The underlying problem was the lack of standardization in configurations, tools, and interfaces. This lack of consistency led to a situation where the development team struggled to maintain the various systems and tools they used, leading to a loss of productivity and increased frustration.
The bank failed to focus on standardizing their configurations, tools, and interfaces, and the development team continued to face these challenges. The overall performance of the bank was affected. It was crucial that the bank took immediate steps to address this problem and ensure that their development team had access to standardized tools and interfaces they needed to work efficiently.
- Interface and standard sprawl: missing guardrails and config standards put a heavy burden on developers.
- Bad documentation: the reality in financial institutions is that heavy alterations to the provider configurations are necessary. If those changes aren’t documented properly this is making it hard for teams to operate.

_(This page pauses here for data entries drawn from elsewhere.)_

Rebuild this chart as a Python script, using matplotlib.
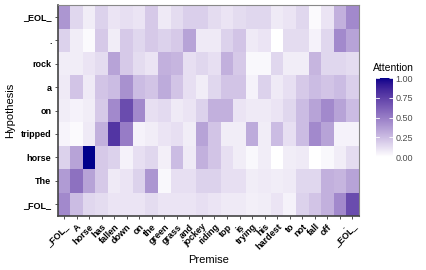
import numpy as np
import matplotlib
matplotlib.use('Agg')
import matplotlib.pyplot as plt
from matplotlib.colors import ListedColormap

plt.rcParams['font.family'] = ['Liberation Sans', 'DejaVu Sans']

premise = ['_FOL_', 'A', 'horse', 'has', 'fallen', 'down', 'on', 'the', 'green', 'grass',
           'and', 'jockey', 'riding', 'top', 'is', 'trying', 'his', 'hardest', 'to', 'not',
           'fall', 'off', '.', '_EOL_']
# bottom to top
hypothesis = ['_FOL_', 'The', 'horse', 'tripped', 'on', 'a', 'rock', '.', '_EOL_']

att_fol = [0.45, 0.25, 0.15, 0.13, 0.10, 0.10, 0.10, 0.13, 0.10, 0.10, 0.10, 0.12,
           0.10, 0.08, 0.08, 0.06, 0.07, 0.10, 0.05, 0.17, 0.22, 0.30, 0.45, 0.70]
att_the = [0.38, 0.55, 0.35, 0.20, 0.08, 0.10, 0.17, 0.40, 0.03, 0.12, 0.12, 0.17,
           0.17, 0.12, 0.12, 0.07, 0.08, 0.07, 0.08, 0.15, 0.15, 0.30, 0.28, 0.35]
att_horse = [0.17, 0.35, 1.00, 0.20, 0.17, 0.05, 0.12, 0.15, 0.06, 0.25, 0.08, 0.30,
             0.22, 0.12, 0.07, 0.03, 0.07, 0.00, 0.07, 0.08, 0.00, 0.03, 0.07, 0.13]
att_tripped = [0.04, 0.02, 0.08, 0.30, 0.80, 0.50, 0.05, 0.07, 0.10, 0.12, 0.07, 0.35,
               0.22, 0.07, 0.07, 0.32, 0.07, 0.25, 0.12, 0.25, 0.45, 0.35, 0.05, 0.05]
att_on = [0.07, 0.05, 0.07, 0.20, 0.45, 0.70, 0.45, 0.12, 0.14, 0.08, 0.10, 0.17,
          0.30, 0.30, 0.10, 0.08, 0.08, 0.10, 0.15, 0.25, 0.35, 0.45, 0.35, 0.25]
att_a = [0.08, 0.22, 0.08, 0.22, 0.25, 0.42, 0.25, 0.22, 0.32, 0.22, 0.12, 0.07,
         0.15, 0.22, 0.22, 0.05, 0.17, 0.08, 0.12, 0.20, 0.25, 0.22, 0.25, 0.18]
att_rock = [0.07, 0.07, 0.10, 0.13, 0.35, 0.20, 0.13, 0.10, 0.30, 0.28, 0.12, 0.15,
            0.12, 0.30, 0.20, 0.03, 0.03, 0.15, 0.07, 0.07, 0.28, 0.15, 0.15, 0.13]
att_dot = [0.17, 0.07, 0.02, 0.20, 0.07, 0.20, 0.15, 0.20, 0.17, 0.20, 0.35, 0.08,
           0.08, 0.17, 0.22, 0.08, 0.10, 0.00, 0.13, 0.13, 0.05, 0.15, 0.45, 0.35]
att_eol = [0.40, 0.15, 0.07, 0.17, 0.10, 0.12, 0.10, 0.20, 0.08, 0.13, 0.18, 0.18,
           0.13, 0.10, 0.13, 0.15, 0.15, 0.08, 0.10, 0.15, 0.02, 0.10, 0.30, 0.45]

att = np.array([att_fol, att_the, att_horse, att_tripped, att_on, att_a,
                att_rock, att_dot, att_eol])


# ggplot-like gradient white -> darkblue, interpolated in CIELAB
def srgb_to_lab(c):
    c = np.asarray(c, float)
    lin = np.where(c <= 0.04045, c / 12.92, ((c + 0.055) / 1.055) ** 2.4)
    m = np.array([[0.4124, 0.3576, 0.1805],
                  [0.2126, 0.7152, 0.0722],
                  [0.0193, 0.1192, 0.9505]])
    xyz = m @ lin / np.array([0.95047, 1.0, 1.08883])
    f = np.where(xyz > 0.008856, np.cbrt(xyz), 7.787 * xyz + 16 / 116)
    return np.array([116 * f[1] - 16, 500 * (f[0] - f[1]), 200 * (f[1] - f[2])])


def lab_to_srgb(lab):
    L, a, b = lab
    fy = (L + 16) / 116
    fx = fy + a / 500
    fz = fy - b / 200
    f = np.array([fx, fy, fz])
    xyz = np.where(f ** 3 > 0.008856, f ** 3, (f - 16 / 116) / 7.787)
    xyz = xyz * np.array([0.95047, 1.0, 1.08883])
    m = np.array([[3.2406, -1.5372, -0.4986],
                  [-0.9689, 1.8758, 0.0415],
                  [0.0557, -0.2040, 1.0570]])
    lin = m @ xyz
    c = np.where(lin <= 0.0031308, 12.92 * lin, 1.055 * np.clip(lin, 0, None) ** (1 / 2.4) - 0.055)
    return np.clip(c, 0, 1)


lo = srgb_to_lab([1, 1, 1])
hi = srgb_to_lab([0, 0, 0x8B / 255])
cols = [lab_to_srgb(lo + (hi - lo) * t) for t in np.linspace(0, 1, 256)]
cmap = ListedColormap(cols)

fig = plt.figure(figsize=(4.27, 2.70), dpi=100)
ax = fig.add_axes([0.1351, 0.2, 0.705, 0.781])
mesh = ax.pcolormesh(np.arange(len(premise) + 1) - 0.5, np.arange(len(hypothesis) + 1) - 0.5,
                     att, cmap=cmap, vmin=0, vmax=1)
ax.set_xlim(-0.5, len(premise) - 0.5)
ax.set_ylim(-0.5, len(hypothesis) - 0.5)
ax.set_xticks(np.arange(len(premise)))
ax.set_xticklabels(premise, rotation=45, ha='right', va='top', fontsize=6.5,
                   fontweight='bold', rotation_mode='anchor')
ax.set_yticks(np.arange(len(hypothesis)))
ax.set_yticklabels(hypothesis, fontsize=6.5, fontweight='bold')
ax.tick_params(length=2.5, width=0.6, color='#333333', pad=2)
for s in ['top', 'right']:
    ax.spines[s].set_color('#888888')
    ax.spines[s].set_linewidth(0.8)
for s in ['left', 'bottom']:
    ax.spines[s].set_color('#444444')
    ax.spines[s].set_linewidth(1.2)
ax.set_xlabel('Premise', fontsize=8, labelpad=2)
ax.set_ylabel('Hypothesis', fontsize=8, labelpad=4)

cax = fig.add_axes([0.8806, 0.4185, 0.0398, 0.2926])
cb = fig.colorbar(mesh, cax=cax, ticks=[0, 0.25, 0.5, 0.75, 1.0])
cb.outline.set_visible(False)
cb.ax.set_yticklabels(['0.00', '0.25', '0.50', '0.75', '1.00'])
cb.ax.tick_params(length=3, width=0.6, color='white', labelsize=6.5,
                  labelcolor='#4d4d4d', pad=2, direction='in')
for t in [0, 0.25, 0.5, 0.75, 1.0]:
    cax.plot([0, 0.2], [t, t], color='white', lw=0.6, transform=cax.get_yaxis_transform())
cax.text(-0.15, 1.06, 'Attention', transform=cax.transAxes, fontsize=7.5,
         ha='left', va='bottom')

fig.savefig('out.png', dpi=100, facecolor='white')
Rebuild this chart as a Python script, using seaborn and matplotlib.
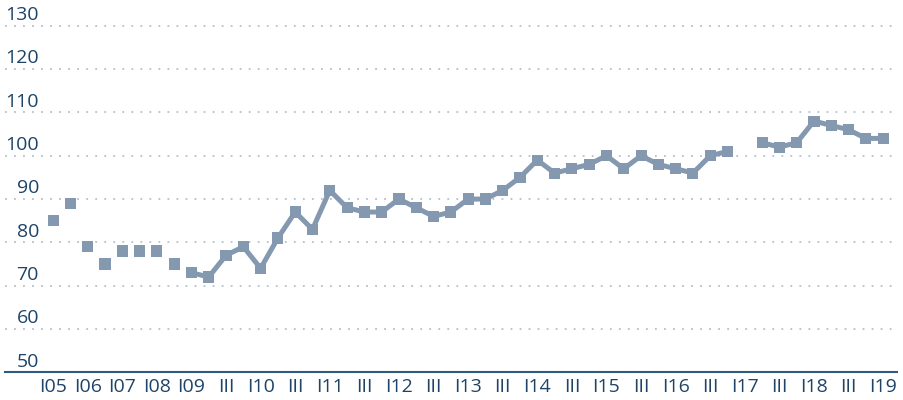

- Poor standardization: varying configuration formats and missing guardrails made it hard to drive standardization which in turn drove maintenance overhead.
- In summary delivery times dropped significantly and the provider was outpaced in feature development by its competitors.
"We had a huge commitment on AWS which wasn’t being used and velocity massively dropped. The Internal Developer Platform we built really got us out of trouble."
CIO
Platform architecture
The organization made the decision to build an Internal Developer Platform and after a thorough evaluation of available options, the team chose to use Humanitec’s products to bind their existing tech and tools into a consistent platform. The key reasons for choosing Humanitec were the degree of standardization that the Platform Orchestrator brings to configurations as well as the community of Score as a workload specification. In addition to that the lower total cost of ownership, as well as the speed and predictability in delivery played a role.
To comply with the regulatory background, the provider had to remain cloud-agnostic. They followed Humanitec's multi-cloud reference architecture across Openshift and GCP to reduce dependencies on either player. Using Dynamic Configuration Management the Platform Orchestrator is now able to create the contextualized configurations following the latest policies.. As the engineering organization was sizeable, the platform had to support several CI, registry, and secret providers. The Orchestrator configuration was done as code using the Humanitec Terraform Provider. The platform team configured baseline configurations for applications and built reusable infrastructure templates using Humanitec's open-source drivers. Although the IaC Terraform approach was the choice, Cloudformation and Pulumi were also supported.
To meet the needs of different types of teams and users, the platform team exposed various interfaces to developers and left them with the choice on a workload to workload level. The primary interaction was code-based, using the workload specification Score to keep developers in their tested git-push workflow. A service catalog with Spotify's "Backstage" acted as a user interface on top of the Internal Developer Platform.
Key improvements
Humanitec's IDP enabled the platform and operations teams to establish clear golden paths unifying the developer experience primarily against Score as a workload specification. this allowed developers to manage workloads and resources through unified interfaces, without having to navigate multiple file formats and tools. By remaining code-first, the IDP prevented long onboarding cycles.
This developer self-service approach led to a significant decrease in tickets to operations. In the first year, the first 50 GCP projects generated a total of 1,000 tickets from developers. If the target of 500 GCP projects was achieved, the amount of tickets would have been unmanageable. However, building the Internal Developer Platform with Humanitec resulted in a reduction in tickets from developers. Despite a 10x increase in cloud footprint, tickets only increased to 4000, which is an 64% reduction.
- 64% reduction of repetitive tickets to operations.
- 28% reduction in lead time.
- 3 times faster migration by application.
“Let’s say “it was a good idea.”
SVP Operations
Timeline and evaluation
- POC: 3 months
- Evaluated against a self-built setup 12-24 months.